Once I became conscious of this dilemma, I desperately tried to capture everything I could. I have over 20 completed journals and more photographs than I can count, yet these are not enough to make me feel as though I am capturing every moment I can. Over the past few years, I realized it is impossible to know what will be significant while in the present or even hours later. I only really know when a moment holds importance months or years afterward, long after recording each detail of that time is possible. It’s often the most unexpected moments that stick with me, and the ones I would think to be important that don’t. I do not remember the first day of kindergarten or meeting my childhood best friend. I do remember learning to use an apple cutter and sharing secrets on a swing set. Without realizing it, I often stored the little moments in my memory instead of the milestone ones.

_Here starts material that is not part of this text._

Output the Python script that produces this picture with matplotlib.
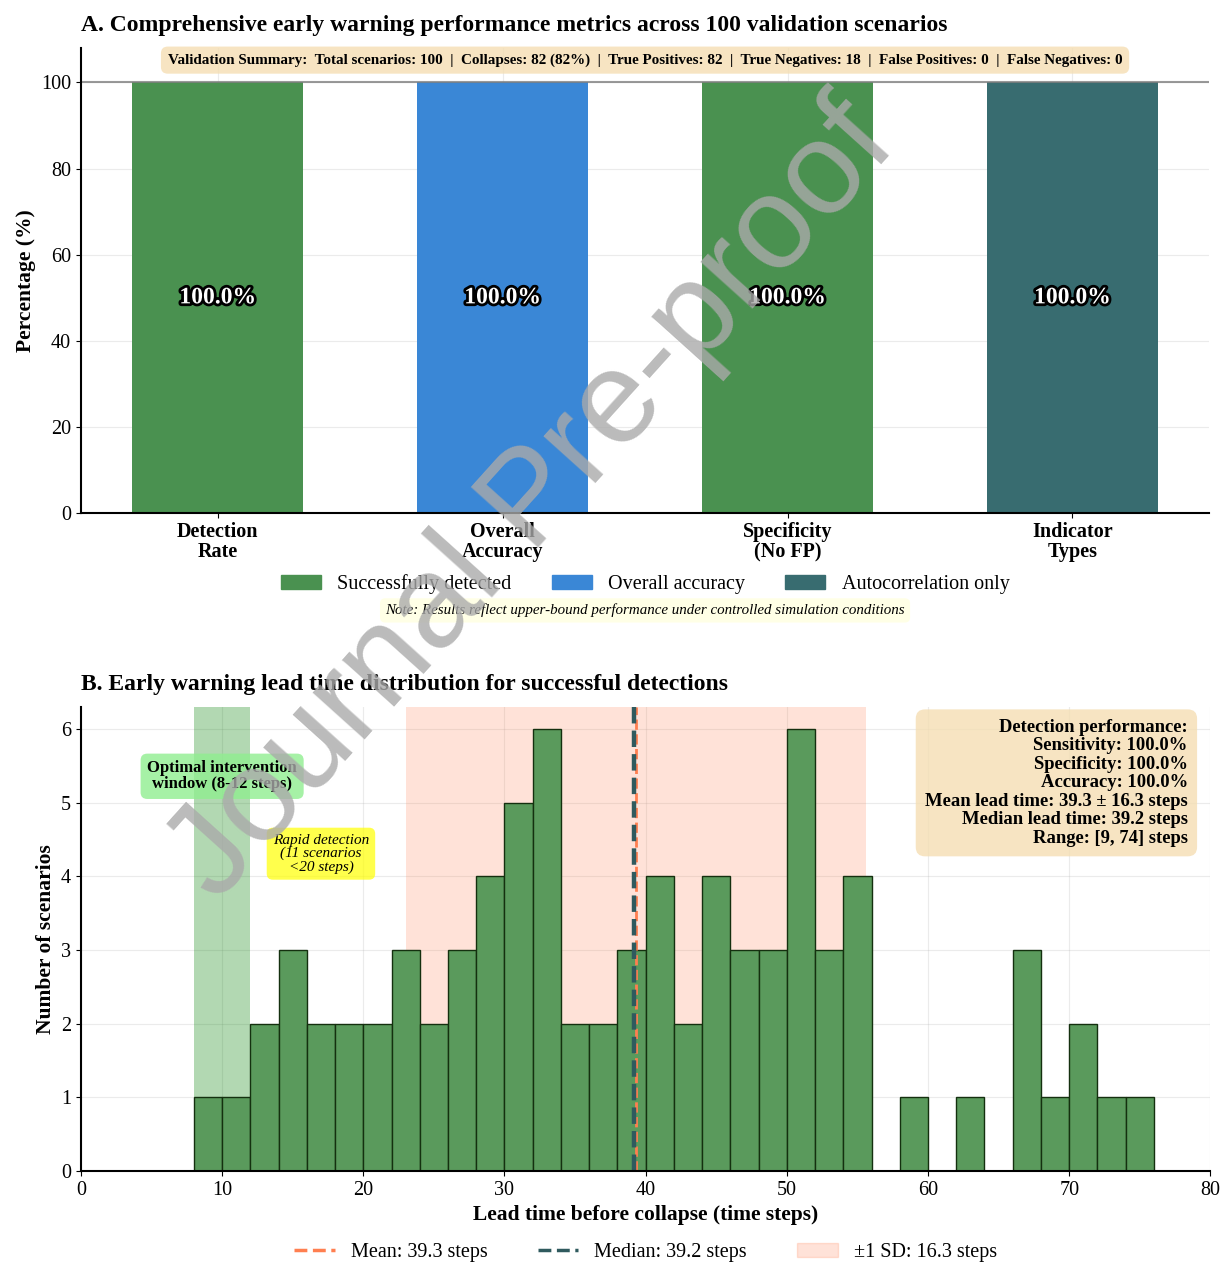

There are many gaps in my memory, even within a particular experience. I have a complete memory of the feeling as I rooted through my mother’s clothes when I missed her to find the softest sweater so I could be reminded of her smell, but I cannot remember where she was traveling to or for how long. I don’t recall how my first day went at Hopkins, but I do remember the smell of the library as I stepped into it as a student early freshman year. The parts of my life that resonate with me on a deep level are never the ones I assume would define my life, yet they are the ones no one else can describe for me. I can ask my mom where she was during that trip, but she’ll never be able to tell me the way it felt for me to hold back tears while falling asleep as I buried my face in her clothes. I can read my journal for the description of the first day of school, yet I would have never have thought to record a particular smell while writing that day. I suppose in a way it’s good that I save moments like those in my mind, but they still seem disconnected and not as important when considering the big picture.

I worry that I am not holding onto the essential memories and that instead of retaining key moments and milestones, I’m remembering the insignificant things. I fear that my life will just become a series of loosely organized checkpoints composed of irrelevant moments, making my past experiences a puzzle that will never be complete. However, once I separate each moment from this inflexible path - each instance becomes a delicate and valuable piece, part of an endless collection only I will ever intimately know.